Pitfalls and Lessons Learned
Pitfall 1: Stale Closures in setTimeout
My first attempt at auto-retry captured the sendMessage function directly in the setTimeout callback. Because sendMessage was a useCallback with many dependencies, the closure would reference an old version of the function after state changes. The retry would use stale messages and produce incorrect context.
The solution was the sendMessageRef pattern:
const sendMessageRef = useRef<(content: string, overrideMessages?: ChatMessage[]) => void>(() => {});
// ...
sendMessageRef.current = sendMessage;
// ...
setTimeout(() => {
sendMessageRef.current(lastUserMessage.content, trimmedMessages);
}, delay);
Refs are mutable and don't trigger re-renders, making them perfect for accessing the "latest" version of a callback from asynchronous contexts.

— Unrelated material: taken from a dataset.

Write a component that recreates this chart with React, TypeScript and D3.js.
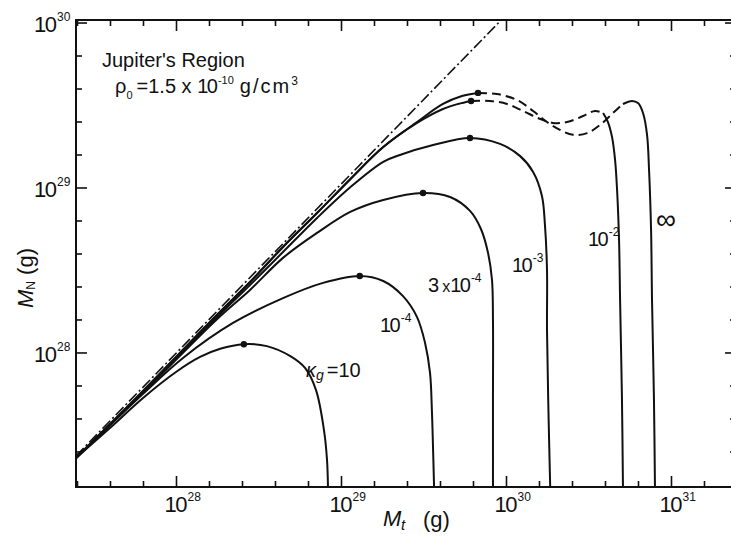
import React from "react";
import * as d3 from "d3";

type Pt = [number, number];

const W = 731;
const H = 538;
const plotLeft = 76;
const plotRight = 736;
const plotTop = 20;
const plotBottom = 487;

// Evolution tracks [M_t (g), M_N (g)] for each grain opacity κg
const kappa10: Pt[] = [
  [2.46e27, 2.31e27], [3.95e27, 3.51e27], [6.27e27, 5.34e27], [9.93e27, 7.67e27],
  [1.39e28, 9.46e27], [1.84e28, 1.06e28], [2.56e28, 1.13e28], [3.53e28, 1.1e28],
  [4.87e28, 9.59e27], [6.01e28, 8.11e27], [7.0e28, 5.97e27], [7.83e28, 3.41e27],
  [8.17e28, 2.25e27], [8.28e28, 1.54e27],
];
const kappa1e4: Pt[] = [
  [2.46e27, 2.31e27], [6.27e27, 5.65e27], [1.095e28, 9.33e27], [2.2e28, 1.52e28],
  [4.42e28, 2.15e28], [7.73e28, 2.66e28], [1.29e29, 2.93e28], [1.79e29, 2.73e28],
  [2.36e29, 2.21e28], [2.87e29, 1.65e28], [3.21e29, 1.15e28], [3.44e29, 7.57e27],
  [3.53e29, 4.51e27], [3.59e29, 2.58e27], [3.64e29, 1.54e27],
];
const kappa3e4: Pt[] = [
  [2.46e27, 2.31e27], [6.27e27, 5.73e27], [1.74e28, 1.585e28], [2.79e28, 2.41e28],
  [4.42e28, 3.77e28], [7.11e28, 5.34e28], [1.13e29, 7.16e28], [1.79e29, 8.46e28],
  [3.12e29, 9.33e28], [4.55e29, 8.82e28], [6.01e29, 7.26e28], [7.0e29, 5.64e28],
  [7.73e29, 4.04e28], [8.17e29, 2.77e28], [8.28e29, 1.585e28], [8.28e29, 5.19e27],
  [8.28e29, 1.54e27],
];
const kappa1e3: Pt[] = [
  [2.46e27, 2.31e27], [6.27e27, 5.81e27], [1.74e28, 1.63e28], [2.79e28, 2.58e28],
  [4.42e28, 4.09e28], [7.11e28, 6.58e28], [1.13e29, 1.01e29], [1.79e29, 1.44e29],
  [2.26e29, 1.585e29], [3.59e29, 1.82e29], [6.01e29, 2.01e29], [9.14e29, 1.85e29],
  [1.21e30, 1.56e29], [1.45e30, 1.25e29], [1.64e30, 8.95e28], [1.71e30, 5.97e28],
  [1.76e30, 3.18e28], [1.76e30, 1.38e28], [1.79e30, 5.19e27], [1.84e30, 1.54e27],
];
const kappa1e2Rise: Pt[] = [
  [2.46e27, 2.31e27], [6.27e27, 5.88e27], [1.74e28, 1.68e28], [2.79e28, 2.69e28],
  [4.42e28, 4.39e28], [7.11e28, 7.05e28], [1.13e29, 1.13e29], [1.79e29, 1.77e29],
  [2.87e29, 2.48e29], [4.12e29, 3.01e29], [5.08e29, 3.23e29], [6.1e29, 3.37e29],
];
const kappa1e2Dash: Pt[] = [
  [6.1e29, 3.37e29], [7.94e29, 3.37e29], [1.007e30, 3.23e29], [1.26e30, 2.93e29],
  [1.6e30, 2.62e29], [1.91e30, 2.48e29], [2.33e30, 2.51e29], [2.91e30, 2.73e29],
  [3.44e30, 2.93e29], [3.85e30, 2.85e29],
];
const kappa1e2Fall: Pt[] = [
  [3.85e30, 2.85e29], [4.12e30, 2.51e29], [4.36e30, 2.04e29], [4.55e30, 1.48e29],
  [4.68e30, 9.73e28], [4.81e30, 4.84e28], [4.88e30, 2.1e28], [5.01e30, 5.19e27],
  [5.08e30, 1.54e27],
];
const kappaInfRise: Pt[] = [
  [2.46e27, 2.31e27], [6.27e27, 5.88e27], [1.74e28, 1.68e28], [2.79e28, 2.69e28],
  [4.42e28, 4.39e28], [7.11e28, 7.05e28], [1.13e29, 1.13e29], [1.79e29, 1.77e29],
  [2.87e29, 2.51e29], [4.12e29, 3.23e29], [5.37e29, 3.61e29], [6.72e29, 3.77e29],
];
const kappaInfDash: Pt[] = [
  [6.72e29, 3.77e29], [8.75e29, 3.71e29], [1.16e30, 3.41e29], [1.45e30, 2.93e29],
  [1.76e30, 2.51e29], [2.11e30, 2.25e29], [2.53e30, 2.1e29], [3.08e30, 2.15e29],
  [3.69e30, 2.41e29], [4.42e30, 2.85e29], [5.08e30, 3.23e29],
];
const kappaInfFall: Pt[] = [
  [5.08e30, 3.23e29], [5.77e30, 3.37e29], [6.27e30, 3.27e29], [6.72e30, 2.85e29],
  [7.11e30, 2.1e29], [7.31e30, 1.29e29], [7.52e30, 5.56e28], [7.62e30, 2.1e28],
  [7.83e30, 5.19e27], [7.94e30, 1.54e27],
];
// M_N = M_t reference line
const equalMass: Pt[] = [[2.46e27, 2.38e27], [9.27e29, 1.04e30]];

const xMajor = [1e28, 1e29, 1e30, 1e31];
const xMajorExp = ["28", "29", "30", "31"];
const yMajor = [1e28, 1e29, 1e30];
const yMajorExp = ["28", "29", "30"];

const x = d3.scaleLog().domain([2.46e27, 2.46e31]).range([plotLeft, plotRight]);
const y = d3.scaleLog().domain([1.54e27, 1.043e30]).range([plotBottom, plotTop]);

const line = d3
  .line<Pt>()
  .x((d) => x(d[0]))
  .y((d) => y(d[1]))
  .curve(d3.curveCatmullRom.alpha(0.5));

// ticks every fifth of a decade
const xMinor = d3.range(137, 157).map((k) => ({ v: Math.pow(10, k / 5), major: k % 5 === 0 }));
const yMinor = d3.range(137, 151).map((k) => ({ v: Math.pow(10, k / 5), major: k % 5 === 0 }));

const solidTracks = [kappa10, kappa1e4, kappa3e4, kappa1e3, kappa1e2Rise, kappa1e2Fall, kappaInfRise, kappaInfFall];
const dashedTracks = [kappa1e2Dash, kappaInfDash];
const fullTracks = [
  kappa10, kappa1e4, kappa3e4, kappa1e3,
  [...kappa1e2Rise, ...kappa1e2Dash, ...kappa1e2Fall],
  [...kappaInfRise, ...kappaInfDash, ...kappaInfFall],
];
const maxima = fullTracks.map((t) => d3.greatest(t, (d) => d[1]) as Pt);

const ink = "#111";
const sans = "'Liberation Sans', Arial, sans-serif";

// "10" followed by a raised exponent
function Pow({ x0, y0, exp, size = 20, sup = 12 }: { x0: number; y0: number; exp: string; size?: number; sup?: number }) {
  return (
    <text x={x0} y={y0} fontSize={size} fill={ink}>
      <tspan letterSpacing={-1.5}>10</tspan>
      <tspan fontSize={sup} dx={1.5} dy={-size * 0.5}>{exp}</tspan>
    </text>
  );
}

export default function App() {
  return (
    <svg
      width={W}
      height={H}
      style={{ position: "absolute", left: 0, top: 0, background: "#fff" }}
      fontFamily={sans}
    >
      <defs>
        <clipPath id="plot">
          <rect x={plotLeft} y={plotTop} width={plotRight - plotLeft} height={plotBottom - plotTop} />
        </clipPath>
      </defs>

      {/* frame */}
      <rect
        x={plotLeft}
        y={plotTop}
        width={plotRight - plotLeft}
        height={plotBottom - plotTop}
        fill="none"
        stroke={ink}
        strokeWidth={2}
      />

      {/* ticks, inward on all sides */}
      {xMinor.map((t, i) => {
        const px = x(t.v);
        const len = t.major ? 11 : 6;
        return (
          <g key={`xt${i}`} stroke={ink} strokeWidth={1.6}>
            <line x1={px} x2={px} y1={plotBottom} y2={plotBottom - len} />
            <line x1={px} x2={px} y1={plotTop} y2={plotTop + len} />
          </g>
        );
      })}
      {yMinor.map((t, i) => {
        const py = y(t.v);
        const len = t.major ? 11 : 6;
        return (
          <g key={`yt${i}`} stroke={ink} strokeWidth={1.6}>
            <line x1={plotLeft} x2={plotLeft + len} y1={py} y2={py} />
            <line x1={plotRight} x2={plotRight - len} y1={py} y2={py} />
          </g>
        );
      })}

      {/* tick labels */}
      {xMajor.map((v, i) => (
        <Pow key={`xl${i}`} x0={x(v) - 12} y0={512} exp={xMajorExp[i]} size={22} sup={12} />
      ))}
      {yMajor.map((v, i) => {
        const py = Math.max(y(v), 13);
        return <Pow key={`yl${i}`} x0={34} y0={py + 9} exp={yMajorExp[i]} size={22} sup={12} />;
      })}

      {/* axis titles */}
      <g transform="translate(33,308) rotate(-90)" fill={ink}>
        <text x={0} y={0} fontSize={22}>
          <tspan fontStyle="italic">M</tspan>
          <tspan fontSize={12} dy={2}>N</tspan>
          <tspan dy={-2}> (g)</tspan>
        </text>
      </g>
      <g fill={ink}>
        <text x={383} y={526} fontSize={22} fontStyle="italic">M</text>
        <text x={401} y={530} fontSize={15} fontStyle="italic">t</text>
        <text x={423} y={527} fontSize={22}>(g)</text>
      </g>

      {/* tracks */}
      <g clipPath="url(#plot)" fill="none" stroke={ink}>
        <path d={line(equalMass) ?? ""} strokeWidth={1.6} strokeDasharray="11 3 2 3" />
        {solidTracks.map((t, i) => (
          <path key={`s${i}`} d={line(t) ?? ""} strokeWidth={2} />
        ))}
        {dashedTracks.map((t, i) => (
          <path key={`d${i}`} d={line(t) ?? ""} strokeWidth={2} strokeDasharray="9 5" />
        ))}
      </g>
      {maxima.map((d, i) => (
        <circle key={`m${i}`} cx={x(d[0])} cy={y(d[1])} r={3.2} fill={ink} />
      ))}

      {/* annotation */}
      <text x={102} y={67} fontSize={20} fill={ink}>Jupiter's Region</text>
      <text x={115} y={93} fontSize={20} fill={ink}>
        <tspan>ρ</tspan>
        <tspan fontSize={11} dy={6}>0</tspan>
        <tspan dx={4} dy={-6}>=1.5 x </tspan>
        <tspan letterSpacing={-1.5}>10</tspan>
        <tspan fontSize={11} dx={1.5} dy={-9}>-10</tspan>
        <tspan dx={6} dy={9} letterSpacing={2}>g/cm</tspan>
        <tspan fontSize={12} dy={-8}>3</tspan>
      </text>

      {/* track labels */}
      <text x={306} y={377} fontSize={20} fill={ink}>
        <tspan fontStyle="italic">κ</tspan>
        <tspan fontSize={14} fontStyle="italic" dy={3}>g</tspan>
        <tspan dx={3} dy={-3}>=10</tspan>
      </text>
      <Pow x0={380} y0={332} exp="-4" />
      <text x={428} y={292} fontSize={20} fill={ink}>
        <tspan>3</tspan>
        <tspan fontSize={16} dx={3}>x</tspan>
        <tspan letterSpacing={-1.5}>10</tspan>
        <tspan fontSize={12} dx={1.5} dy={-10}>-4</tspan>
      </text>
      <Pow x0={512} y0={272} exp="-3" />
      <Pow x0={588} y0={246} exp="-2" />
      <text x={656} y={229} fontSize={28} fill={ink}>∞</text>
    </svg>
  );
}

Pitfall 2: Duplicate User Messages on Retry
The original manual retry function had a subtle bug. It removed the last assistant message but left the user message in place, then called sendMessage which appended a new user message. The AI would see the same user message twice.
The fix removes both the assistant and user messages before re-sending:
let trimmedMessages = currentMessages.slice(0, -1); // Remove assistant
const lastTrimmed = trimmedMessages[trimmedMessages.length - 1];
if (lastTrimmed?.role === 'user') {
trimmedMessages = trimmedMessages.slice(0, -1); // Remove user too
}
Pitfall 3: Orphaned Timers
Without proper cleanup, auto-retry timers could fire after the user had moved on to a new conversation. This would cause confusing behavior where an old message suddenly reappeared.
The comprehensive cleanup strategy involves:
- Calling
cancelAutoRetry()on every user-initiated state change - Checking
lastMsg?.errorin the timer callback before acting - Cleaning up in the component unmount effect
Summary
Building resilient streaming requires thinking beyond the happy path. The key takeaways from this implementation:
| Technique | Purpose |
|---|---|
Separate error field | Preserve partial content while indicating failure |
| Exponential backoff | Retry transient failures without overwhelming the server |
sendMessageRef pattern | Avoid stale closures in asynchronous callbacks |
| Dual message cleanup | Prevent duplicate user messages on retry |
| Comprehensive cancellation | Prevent orphaned retries from causing confusion |
The result is a chat interface that degrades gracefully under poor network conditions. Users see their partial answers preserved, watch automatic recovery attempts, and always retain the option to retry manually if all else fails.
For AI applications where responses can take significant time to generate, preserving partial progress isn't just a nice-to-have — it's essential for maintaining user trust.